Sorting and collations

Different countries (or languages) have different rules for sorting strings into alphabetical order. For example, in German "Ä" comes between "A" and "B", while in Swedish it comes after "Z". (And the rules are a lot more complicated than this, because diacritical marks are ignored unless all the letters in the word are identical.)

In addition, two strings such as ("ALPHA", "alpha"), or ("Jäger", "Jaeger") may or may not be considered to match when comparing for equality. In this case the rules depend less on the language involved, and more on the requirements of the application.

All operations in XPath, XSLT, and XQuery that depend on ordering strings therefore allow a collation to be specified. A collation is simply a rule for deciding whether two strings are equal, and if not, which one sorts first. Collations are identified using a URI.

A collation URI may be used as an argument to many of the standard functions, and also as an attribute of various instructions (xsl:sort, xsl:for-each-group, xsl:merge-key in XSLT, and in the order by clause of a FLWOR expression in XQuery.)

In Saxon the default collation is always the "codepoint" collation. This collates strings based on the integer values assigned by Unicode to each character: for example "ah!" sorts before "ah?" because the Unicode codepoints for "ah!" are (97, 104, 33) while the codepoints for "ah?" are (97, 104, 63). This generally gives good results for artificial strings such as part numbers, vehicle registration marks, and file names, but it's inadequate for natural language text. The codepoint collation may be requested explicitly using the URI http://www.w3.org/2005/xpath-functions/collation/codepoint.

The default collation may be changed for a portion of an XSLT stylesheet by use of an [xsl:]default-collation attribute on an enclosing element; and it can be changed for an XQuery module using the declare default collation declaration in the XQuery prolog. It can also be changed using the Saxon API, for example XsltCompiler.declareDefaultCollation(X); (SaxonJ) or XsltCompiler.DefaultCollationName = X; (SaxonCS).

Two more kinds of collation are defined in the W3C language specifications, and are recognized in all versions of Saxon (though there may be differences in the details of the output):

The ASCII case-blind collation (URI http://www.w3.org/2005/xpath-functions/collation/html-ascii-case-insensitive) uses codepoint comparison for most characters, but treats ASCII lower-case letters as equal to their upper-case equivalents. This collation is defined by the HTML5 standard, and it's an efficient way of matching ASCII keywords such as "ascending" and "descending", but it's not suitable for more general text. It's intended only for use in equality comparisons, not for sorting.
The Unicode Collation Algorithm (UCA) represents a family of collations, with the exact rules depending on parameters that are supplied. A typical URI for a UCA collation would be http://www.w3.org/2013/collation/UCA?lang=sv;strength=primary where the parameters after the "?" indicate the detailed rules to be applied.

Further details on the Unicode Collation Algorithm are supplied below.

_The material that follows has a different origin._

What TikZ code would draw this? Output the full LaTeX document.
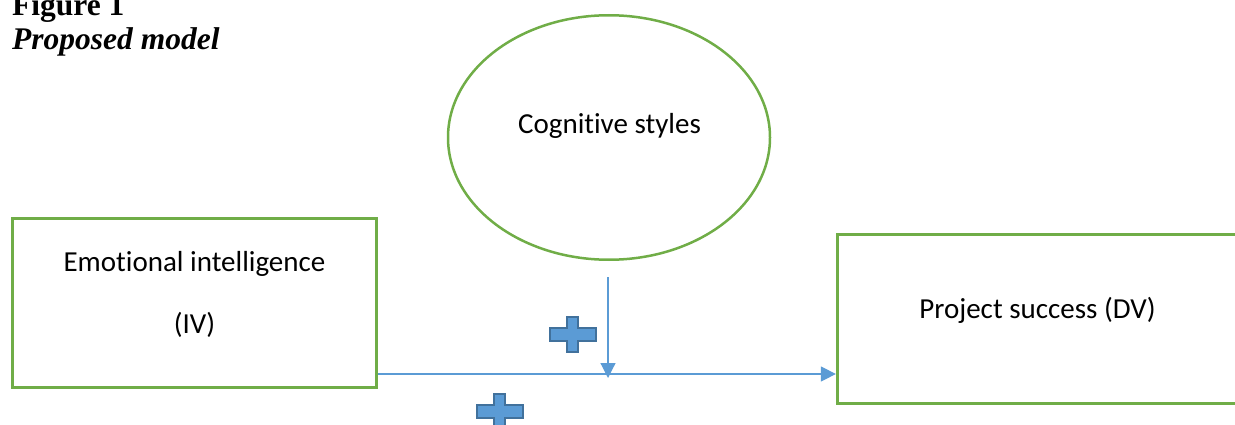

Saxon also allows a collation to be supplied programmatically:

On SaxonJ, use the method Processor.declareCollation() or Configuration.registerCollation().
On SaxonCS, use the method Processor.DeclareCollation().

When the xsl:sort instruction is used without an explicit collation, Saxon attempts to construct a collation using the supplied values of attributes such as lang and case-order.

For backwards compatibility reasons the standard collation resolver in Saxon also accepts URIs in the form http://saxon.sf.net/collation followed by query parameters; the query parameters that are recognized are the same as those defined by W3C UCA collation URIs. In SaxonJ these collations are implemented using a RuleBasedCollator supplied by the JDK; they do not use ICU collations. Similarly, in SaxonCS, they are implemented using the standard facilities of the .NET platform.